Ed and I hiked the trail on the other gorge wall to get a better view of more pieces of icebergs. By the time we got back, it started to rain. It was almost perfect timing. Weather turned bad just as we were finishing the trip.
I was all tired and still coughing at the end of the tour. I thought I'd go straight to the hotel and recuperate after the rough ride back to Puerto Natales. The odd thing was that by the time we got back in town, I felt all okay. No more fever. I was still having a runny nose but the cough was much less severe. I could speak half a sentence without coughing. My body seemed to be winning the battle. I was very pleased with the sudden improvement in my physical condition.
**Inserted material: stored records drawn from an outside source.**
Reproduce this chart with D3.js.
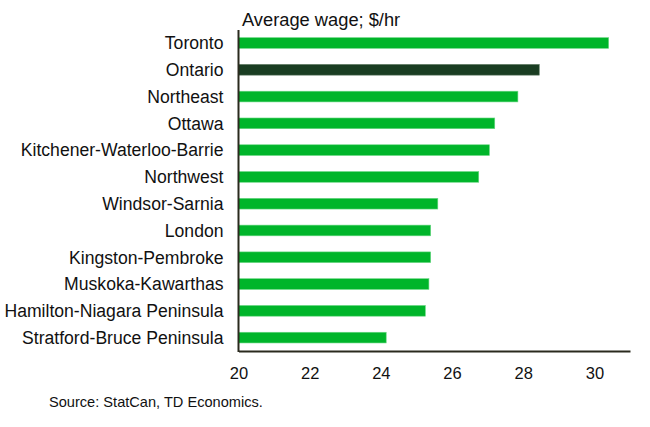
<!DOCTYPE html>
<html>
<head>
<meta charset="utf-8">
<script src="https://cdn.jsdelivr.net/npm/d3@7"></script>
<style>
  body { margin: 0; background: #fff; }
  text { font-family: "Liberation Sans", Arial, sans-serif; fill: #111; }
</style>
</head>
<body>
<div id="chart"></div>
<script>
// Regions and average wages ($/hr)
const regions = [
    "Toronto", "Ontario", "Northeast", "Ottawa", "Kitchener-Waterloo-Barrie",
    "Northwest", "Windsor-Sarnia", "London", "Kingston-Pembroke",
    "Muskoka-Kawarthas", "Hamilton-Niagara Peninsula", "Stratford-Bruce Peninsula"
];
const wages = [30.4, 28.45, 27.85, 27.2, 27.05, 26.75, 25.6, 25.4, 25.4, 25.35, 25.25, 24.15];
const xTicks = [20, 22, 24, 26, 28, 30];
const highlight = "Ontario";

const data = regions.map((r, i) => ({ region: r, wage: wages[i] }));

const width = 650, height = 427;

const svg = d3.select("#chart")
    .append("svg")
    .attr("width", width)
    .attr("height", height);

// Scales
const x = d3.scaleLinear()
    .domain([20, 31])
    .range([238.5, 630]);

const y = d3.scaleBand()
    .domain(regions)
    .range([29.6, 351])
    .paddingInner(0.6)
    .paddingOuter(0.3);

// Bars
svg.append("g")
    .selectAll("rect")
    .data(data)
    .join("rect")
    .attr("x", x(20))
    .attr("y", d => y(d.region))
    .attr("width", d => x(d.wage) - x(20))
    .attr("height", y.bandwidth())
    .attr("fill", d => d.region === highlight ? "#1a3d22" : "#00b52a")
    .attr("stroke", d => d.region === highlight ? "#5e7a62" : "#6ad884")
    .attr("stroke-width", 0.6);

// Category labels
svg.append("g")
    .selectAll("text")
    .data(data)
    .join("text")
    .attr("x", 223.5)
    .attr("y", d => y(d.region) + y.bandwidth() / 2)
    .attr("dy", "0.36em")
    .attr("text-anchor", "end")
    .style("font-size", "17.6px")
    .text(d => d.region);

// X axis (no tick marks, just labels)
const xAxis = svg.append("g")
    .attr("transform", `translate(0,351)`)
    .call(d3.axisBottom(x).tickValues(xTicks).tickSize(0).tickPadding(16));
xAxis.select(".domain").attr("stroke", "#2a2a1e").attr("stroke-width", 2);
xAxis.selectAll("text")
    .style("font-size", "16.5px")
    .style("font-family", "'Liberation Sans', Arial, sans-serif")
    .attr("fill", "#111");

// Y axis line
svg.append("line")
    .attr("x1", x(20)).attr("x2", x(20))
    .attr("y1", 30).attr("y2", 352)
    .attr("stroke", "#2a2a1e")
    .attr("stroke-width", 2);

// Title
svg.append("text")
    .attr("x", 242)
    .attr("y", 25.5)
    .style("font-size", "18.3px")
    .text("Average wage; $/hr");

// Source
svg.append("text")
    .attr("x", 49)
    .attr("y", 407)
    .style("font-size", "14.6px")
    .text("Source: StatCan, TD Economics.");
</script>
</body>
</html>
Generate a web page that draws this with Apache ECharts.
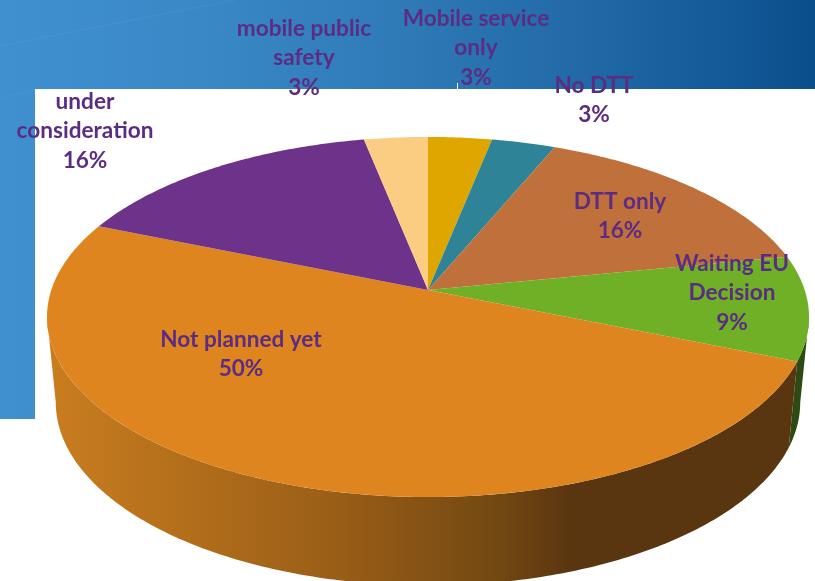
<!DOCTYPE html>
<html>
<head>
<meta charset="utf-8">
<title>3D pie</title>
<script src="https://cdn.jsdelivr.net/npm/echarts@6/dist/echarts.min.js"></script>
<style>
  html, body { margin: 0; padding: 0; background: #fff; }
  #chart { width: 815px; height: 581px; }
</style>
</head>
<body>
<div id="chart"></div>
<script>
// slices run clockwise from 12 o'clock, values are counts out of 32
const categories = [
  'Mobile service\nonly',
  'No DTT',
  'DTT only',
  'Waiting EU\nDecision',
  'Not planned yet',
  'under\nconsideration',
  'mobile public\nsafety',
];
const values = [1, 1, 5, 3, 16, 5, 1];
const colors = ['#dfa600', '#2e8396', '#c0703a', '#6fb026', '#df8520', '#6d3289', '#fbcd82'];
const wallColors = ['#8a6700', '#1c5160', '#774524', '#2c4a12', '#5a3610', '#43205a', '#9b7f50'];

// label centres, picked by hand like data label drags in the original
const labelCentres = [[476, 48], [594, 100], [620, 216], [732, 293], [241, 354], [85, 131], [304, 58]];

// tilted disc: perspective projection of a circle
const TILT = 0.15;
const topFace = { x: 428, y: 290, a: 376.7, b: 176 };
const bottomFace = { x: 428, y: 375, a: 368, b: 179 };
// where the side wall turns away from the viewer
const wallStart = Math.acos(-TILT);
const wallEnd = Math.PI * 2 - wallStart;

const total = values.reduce((a, b) => a + b, 0);

function project(face, angle) {
  const u = Math.sin(angle);
  const v = -Math.cos(angle);
  const w = 1 - TILT * v;
  return [face.x + (face.a * u) / w, face.y + (face.b * v) / w];
}

function arc(face, from, to) {
  const steps = Math.max(4, Math.ceil((to - from) * 80));
  const pts = [];
  for (let i = 0; i <= steps; i++) pts.push(project(face, from + ((to - from) * i) / steps));
  return pts;
}

function renderSlice(params, api) {
  const i = params.dataIndex;
  const before = values.slice(0, i).reduce((a, b) => a + b, 0);
  const from = (before / total) * Math.PI * 2;
  const to = ((before + api.value(0)) / total) * Math.PI * 2;
  const wallFill = categories[i] === 'Not planned yet' ? {
    type: 'linear',
    global: true,
    x: 50,
    y: 0,
    x2: 570,
    y2: 0,
    colorStops: [
      { offset: 0, color: '#c97d1f' },
      { offset: 0.55, color: '#9a5e17' },
      { offset: 0.85, color: '#744912' },
      { offset: 1, color: '#5a3610' },
    ],
  } : wallColors[i];
  const [lx, ly] = labelCentres[i];
  const children = [
    {
      type: 'polygon',
      z2: 2,
      shape: { points: [[topFace.x, topFace.y]].concat(arc(topFace, from, to)) },
      style: { fill: colors[i] },
    },
    {
      type: 'text',
      z2: 3,
      x: lx,
      y: ly,
      style: {
        text: categories[i] + '\n' + Math.round((api.value(0) / total) * 100) + '%',
        fill: '#5b2d82',
        font: 'bold 22.6px Lato',
        lineHeight: 29.5,
        align: 'center',
        verticalAlign: 'middle',
      },
    },
  ];
  const wallFrom = Math.max(from, wallStart);
  const wallTo = Math.min(to, wallEnd);
  if (wallTo > wallFrom) {
    children.push({
      type: 'polygon',
      z2: 1,
      shape: { points: arc(topFace, wallFrom, wallTo).concat(arc(bottomFace, wallFrom, wallTo).reverse()) },
      style: { fill: wallFill },
    });
  }
  return { type: 'group', children };
}

const backdrop = {
  type: 'linear',
  global: true,
  x: 0,
  y: 0,
  x2: 815,
  y2: 0,
  colorStops: [
    { offset: 0, color: '#408fcf' },
    { offset: 0.25, color: '#3a88c6' },
    { offset: 0.5, color: '#2f79b7' },
    { offset: 0.75, color: '#1f66a4' },
    { offset: 0.9, color: '#135897' },
    { offset: 1, color: '#0a4f8a' },
  ],
};

const chart = echarts.init(document.getElementById('chart'));
chart.setOption({
  animation: false,
  backgroundColor: '#fff',
  graphic: [
    { type: 'rect', shape: { x: 0, y: 0, width: 815, height: 89 }, style: { fill: backdrop } },
    { type: 'rect', shape: { x: 0, y: 89, width: 35, height: 330 }, style: { fill: backdrop } },
    { type: 'line', shape: { x1: 0, y1: 46, x2: 235, y2: 0 }, style: { stroke: 'rgba(255,255,255,0.04)', lineWidth: 2 } },
    { type: 'line', shape: { x1: 0, y1: 98, x2: 35, y2: 90 }, style: { stroke: 'rgba(255,255,255,0.03)', lineWidth: 2 } },
    { type: 'line', shape: { x1: 457.5, y1: 83, x2: 457.5, y2: 89 }, style: { stroke: '#fff', lineWidth: 1 } },
  ],
  series: [{
    type: 'custom',
    coordinateSystem: 'none',
    renderItem: renderSlice,
    data: values,
    silent: true,
  }],
});
</script>
</body>
</html>
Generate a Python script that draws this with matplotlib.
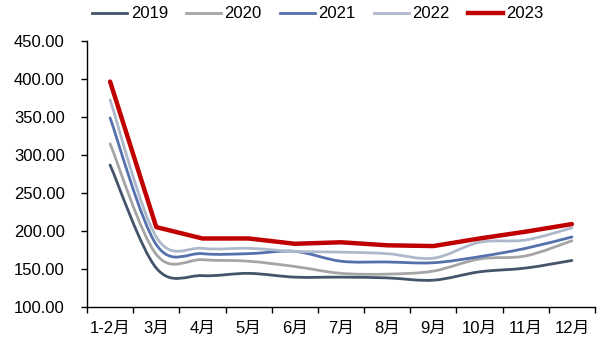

We went to Restaurant Crystal Ed went for dinner yesterday. We ordered salmon, figuring that seafood couldn't go wrong in this port city. The Irish couple came in. Several other people on our tour came in. Suddenly, it seemed like half of the people on our bus were in the same restaurant, and half of us were ordering salmon. Over dinner, Ed told me about his adventure around town yesterday, while I was lying in bed at the hotel sweating out my fever. There were a lot of young people on the streets in the bright summer evening, he told me, people who weren't there earlier when we walked around town. It seemed that Ed had turned a few heads, girls' in particular, who would look at him and say hola to him. He was rather flattered by all the attention. Too bad he didn't speak any Spanish, or very nice conversations would have ensured, which might be followed by various other nice things. I was a little incredulous of the report. I didn't doubt the facts, only the interpretation. I thought it was just his imagination, and that he might have been the one with the fever. Well, none of the things he told me could be independently verified, so I am only retelling the story here. In any case, we agreed that Puerto Natales should be worth a second visit on a summer Saturday evening.